The 18th North Carolina Infantry Regiment was an infantry regiment raised in North Carolina for service in the Confederate States Army during the American Civil War. It fought mostly with the Army of Northern Virginia.

The 18th Infantry Regiment, formerly the 8th Volunteers, was organized at Camp Wyatt, near Carolina Beach, North Carolina, in July, 1861. Its members were from Wilmington and the counties of Robeson, New Hanover, Bladen, Columbus, and Richmond. It was commanded by Colonel James D. Radcliffe, Lieutenant Colonel Oliver P. Meares, and Major George Tate.

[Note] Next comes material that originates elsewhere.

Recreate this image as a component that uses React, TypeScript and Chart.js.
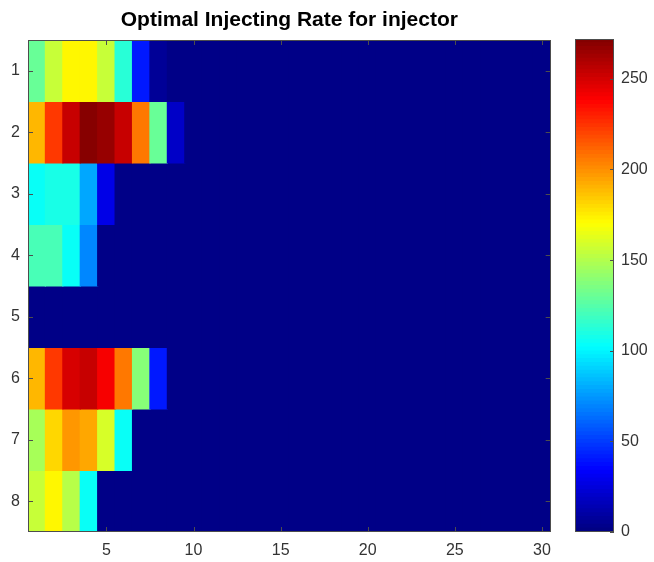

It moved to South Carolina, returned to North Carolina, then in the spring of 1862 proceeded to Virginia. The 18th served in General Branch's and Lane's Brigade, Army of Northern Virginia. After fighting at Hanover Court House, it participated in various conflicts of the army from the Seven Days' Battles to Cold Harbor. It continued the fight in the trenches of Petersburg south of the James River and ended the war at Appomattox. This unit was organized with 1,100 men, lost fifty-seven percent of the 396 engaged during the Seven Days' Battles, and reported 14 casualties at Cedar Mountain and 12 at Second Manassas. There were 13 killed and 77 wounded at Fredericksburg and 30 killed and 96 wounded at Chancellorsville. Of the 346 in action at Gettysburg, about twenty-five percent were disabled. It surrendered 11 officers and 73 men at Appomattox Court House on April 9, 1865, including Major Thomas J. Wooten and captains Benjamin F. Rinaldi and John J. Poisson.

The field officers were Colonels John D. Barry, Robert H. Cowan, Thomas J. Purdie, and James D. Radcliffe; Lieutenant Colonels Forney George, John W. McGill, and Oliver P. Meares; and Majors George Tait and Thomas J. Wooten.

The 18th North Carolina was also responsible for the accidental shooting of Stonewall Jackson during the battle of Chancellorsville.
The next day, May 3, 1863, their battle flag would be captured. Just over a year later, on May 12, 1864, they lost another battle flag to Alexander H. Mitchell of the 105th Pennsylvania Infantry. Mitchell would later be awarded the Medal of Honor for his actions.